Begin with the line containing "Reproduce this chart with matplotlib." and end with the line containing "yticks = [0, 20, 40, 60, 80]". Give those lines again exactly, leaving out the images.

::::

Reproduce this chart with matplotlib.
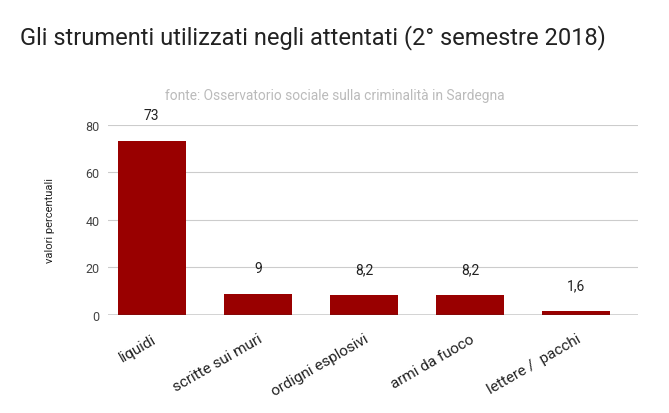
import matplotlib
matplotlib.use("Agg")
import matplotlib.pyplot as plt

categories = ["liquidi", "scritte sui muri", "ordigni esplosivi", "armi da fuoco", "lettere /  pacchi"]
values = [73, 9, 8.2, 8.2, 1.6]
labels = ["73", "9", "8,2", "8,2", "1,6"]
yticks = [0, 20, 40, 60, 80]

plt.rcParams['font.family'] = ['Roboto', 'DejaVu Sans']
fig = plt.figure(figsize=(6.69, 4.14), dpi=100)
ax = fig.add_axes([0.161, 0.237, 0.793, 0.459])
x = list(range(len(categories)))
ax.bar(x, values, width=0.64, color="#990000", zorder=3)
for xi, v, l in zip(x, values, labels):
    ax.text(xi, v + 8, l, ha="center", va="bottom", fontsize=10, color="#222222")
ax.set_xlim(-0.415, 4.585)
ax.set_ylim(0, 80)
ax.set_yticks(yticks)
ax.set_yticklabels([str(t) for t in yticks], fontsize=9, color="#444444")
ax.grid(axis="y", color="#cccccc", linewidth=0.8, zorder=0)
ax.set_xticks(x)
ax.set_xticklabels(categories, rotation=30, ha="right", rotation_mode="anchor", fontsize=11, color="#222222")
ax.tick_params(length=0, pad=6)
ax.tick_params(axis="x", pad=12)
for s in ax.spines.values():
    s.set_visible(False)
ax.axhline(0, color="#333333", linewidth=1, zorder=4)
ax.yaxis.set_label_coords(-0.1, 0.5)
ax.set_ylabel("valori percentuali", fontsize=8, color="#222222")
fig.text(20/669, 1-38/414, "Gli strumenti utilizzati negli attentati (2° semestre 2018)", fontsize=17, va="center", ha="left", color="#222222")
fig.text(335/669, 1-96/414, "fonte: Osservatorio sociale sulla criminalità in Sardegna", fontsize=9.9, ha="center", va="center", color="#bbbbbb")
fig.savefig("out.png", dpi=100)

::::

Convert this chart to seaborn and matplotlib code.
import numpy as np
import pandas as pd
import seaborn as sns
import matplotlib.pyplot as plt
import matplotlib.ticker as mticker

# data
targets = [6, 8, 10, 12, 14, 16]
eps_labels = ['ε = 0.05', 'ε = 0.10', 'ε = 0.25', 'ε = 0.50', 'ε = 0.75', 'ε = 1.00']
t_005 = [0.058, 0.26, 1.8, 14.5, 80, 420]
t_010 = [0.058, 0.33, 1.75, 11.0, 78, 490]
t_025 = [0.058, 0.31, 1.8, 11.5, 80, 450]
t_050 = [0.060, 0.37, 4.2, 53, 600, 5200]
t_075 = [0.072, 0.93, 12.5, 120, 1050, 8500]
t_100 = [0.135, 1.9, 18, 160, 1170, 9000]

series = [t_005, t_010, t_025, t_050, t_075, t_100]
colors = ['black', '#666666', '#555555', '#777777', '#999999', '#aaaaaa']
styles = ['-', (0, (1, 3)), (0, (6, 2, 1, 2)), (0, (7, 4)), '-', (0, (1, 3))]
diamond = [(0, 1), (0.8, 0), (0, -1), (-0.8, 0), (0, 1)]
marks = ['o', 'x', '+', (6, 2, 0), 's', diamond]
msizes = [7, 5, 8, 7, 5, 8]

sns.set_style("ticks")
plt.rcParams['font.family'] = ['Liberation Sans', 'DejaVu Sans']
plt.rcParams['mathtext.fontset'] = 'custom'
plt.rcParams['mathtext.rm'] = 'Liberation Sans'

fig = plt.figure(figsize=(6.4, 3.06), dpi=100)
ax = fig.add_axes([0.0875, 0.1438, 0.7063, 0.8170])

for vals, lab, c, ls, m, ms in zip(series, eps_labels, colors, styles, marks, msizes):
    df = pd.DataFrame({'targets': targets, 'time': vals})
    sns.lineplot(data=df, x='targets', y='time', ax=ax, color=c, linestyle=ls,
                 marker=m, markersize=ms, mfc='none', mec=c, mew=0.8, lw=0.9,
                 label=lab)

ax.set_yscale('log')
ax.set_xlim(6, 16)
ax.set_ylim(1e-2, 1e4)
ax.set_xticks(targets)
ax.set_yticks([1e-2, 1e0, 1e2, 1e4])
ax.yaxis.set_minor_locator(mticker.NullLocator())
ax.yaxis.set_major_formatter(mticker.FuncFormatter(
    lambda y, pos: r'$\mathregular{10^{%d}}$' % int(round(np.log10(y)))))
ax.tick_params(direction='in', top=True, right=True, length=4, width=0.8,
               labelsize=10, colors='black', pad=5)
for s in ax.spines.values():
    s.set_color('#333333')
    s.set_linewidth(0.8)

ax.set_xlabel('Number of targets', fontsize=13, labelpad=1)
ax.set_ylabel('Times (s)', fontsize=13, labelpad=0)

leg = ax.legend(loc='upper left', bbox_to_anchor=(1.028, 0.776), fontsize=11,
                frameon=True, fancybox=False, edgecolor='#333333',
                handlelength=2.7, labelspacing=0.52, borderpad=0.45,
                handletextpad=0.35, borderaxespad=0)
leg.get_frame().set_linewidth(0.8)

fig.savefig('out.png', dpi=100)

::::

● Output of the task
Reproduce this chart with matplotlib.
import matplotlib
matplotlib.use("Agg")
import matplotlib.pyplot as plt

categories = ["liquidi", "scritte sui muri", "ordigni esplosivi", "armi da fuoco", "lettere /  pacchi"]
values = [73, 9, 8.2, 8.2, 1.6]
labels = ["73", "9", "8,2", "8,2", "1,6"]
yticks = [0, 20, 40, 60, 80]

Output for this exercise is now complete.